The mill closed at the end of 2015, ending more than a 250 years of papermaking in the town, and the project has been made possible by a £26,400 grant from the Heritage Lottery Fund.
In the months before the mill closed, artists, photographers and filmmakers began capturing images and memories, resulting in a large body of work.
A creative exhibition took place last year at Contains Art, and the Wansbrough project culminates this month with a Heritage Lottery Fund supported exhibition displayed on Watchet’s Esplanade.
The exhibition includes history, photos, images, memories and more, and provides an opportunity to celebrate the history of the mill, its importance to the town and area, its people and its legacy.
The exhibition will be displayed outdoors so that it can be viewed at any time during September.

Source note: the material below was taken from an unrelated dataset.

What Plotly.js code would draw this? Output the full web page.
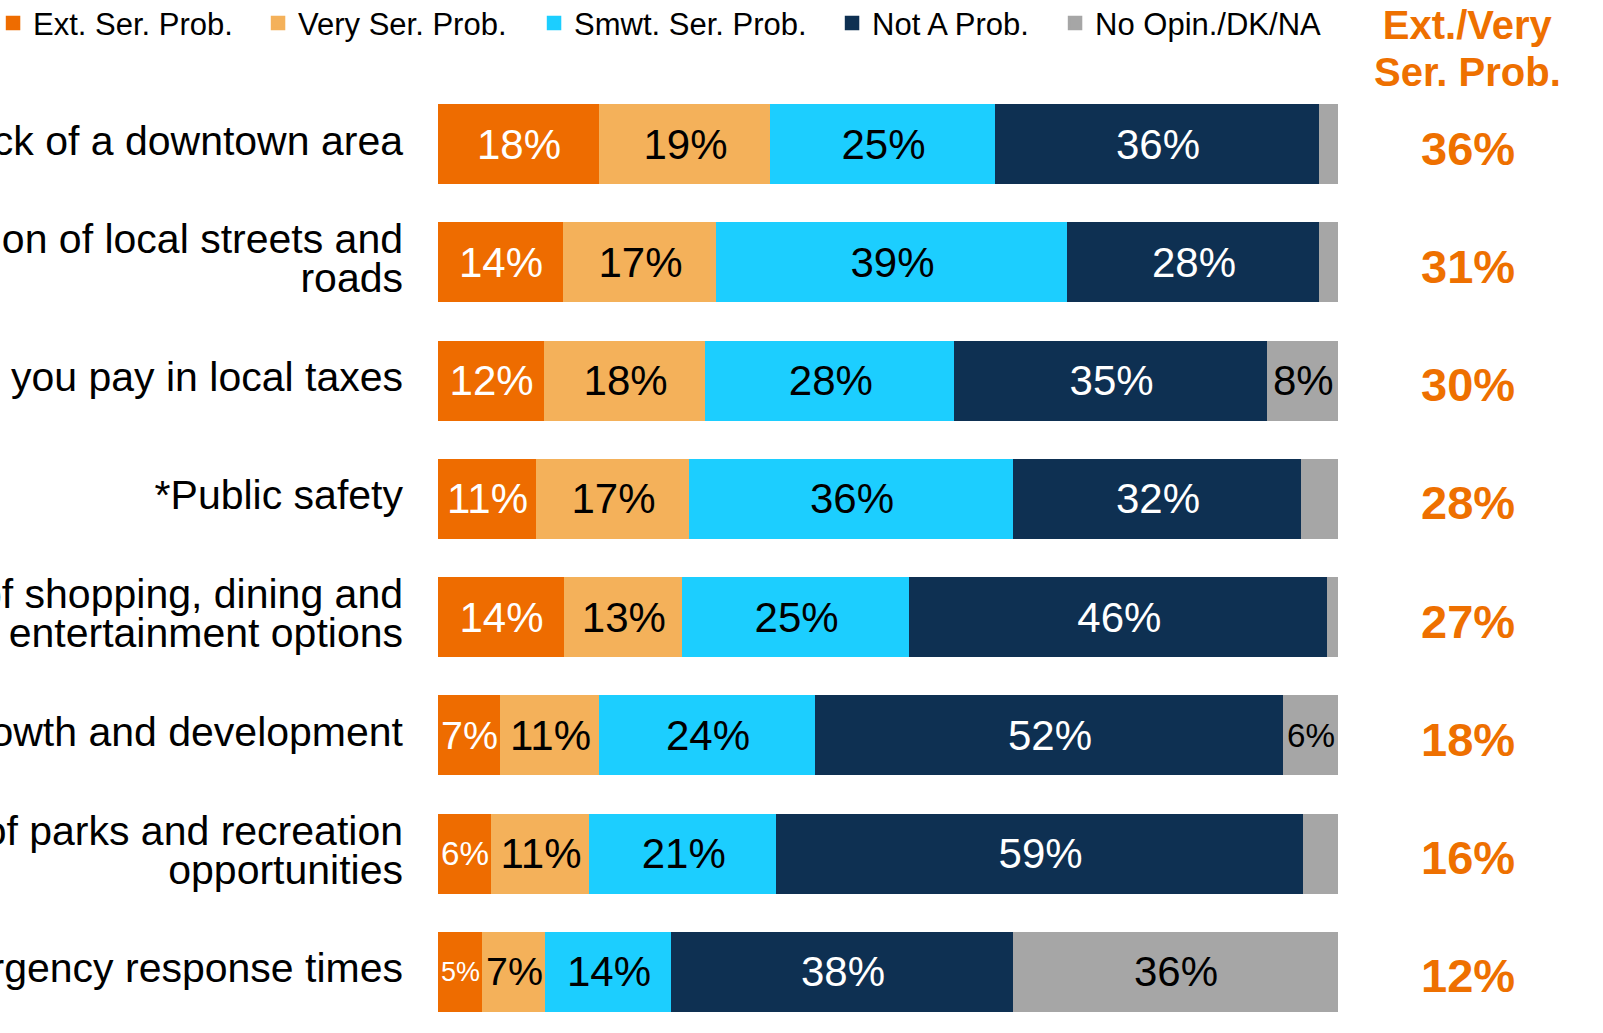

Several events will run alongside the exhibition, including a launch event today (Friday), at which the boards will be unveiled, films shown and a new piece of music for the mill played for the first time.
Theatre Mélange, who filmed in the mill and interviewed some of those who had worked there for decades, will be staging an original production, Paper Mates - a portrait of Wansbrough Mill ,in Watchet Library today at 4.30, 5.15 and 7.15pm and tomorrow and Sunday at 10, 10.45 and 11.30am.
Saturday September 23 will see a free community event from 2 to 5pm on Watchet Esplanade with paper-making, paper craft and paper bunting fun for all the family.
The Wansbrough project has included, alongside creative and heritage exhibitions, a comprehensive photographic and measured recording of the buildings on the site with a laser drone survey and laser surveys of special hard-to-access parts of the site.
The project team, supported by dozens of volunteers, has also compiled an archive of documents found at the mill. This will be deposited at Somerset Heritage Centre in Taunton as a permanent resource for the future.
Members of the community were invited to provide their own documents relating to the mill, and these included an amazing number of photographs, press cuttings, samples and documents.
These have all been scanned and logged and will be deposited with the rest of the work from the project at the heritage centre.
In partnership with Watchet Market House Museum, the project has recorded oral histories from former mill workers, capturing their memories and stories, and a CD of these has been created alongside a listening station in the museum where you can hear extracts.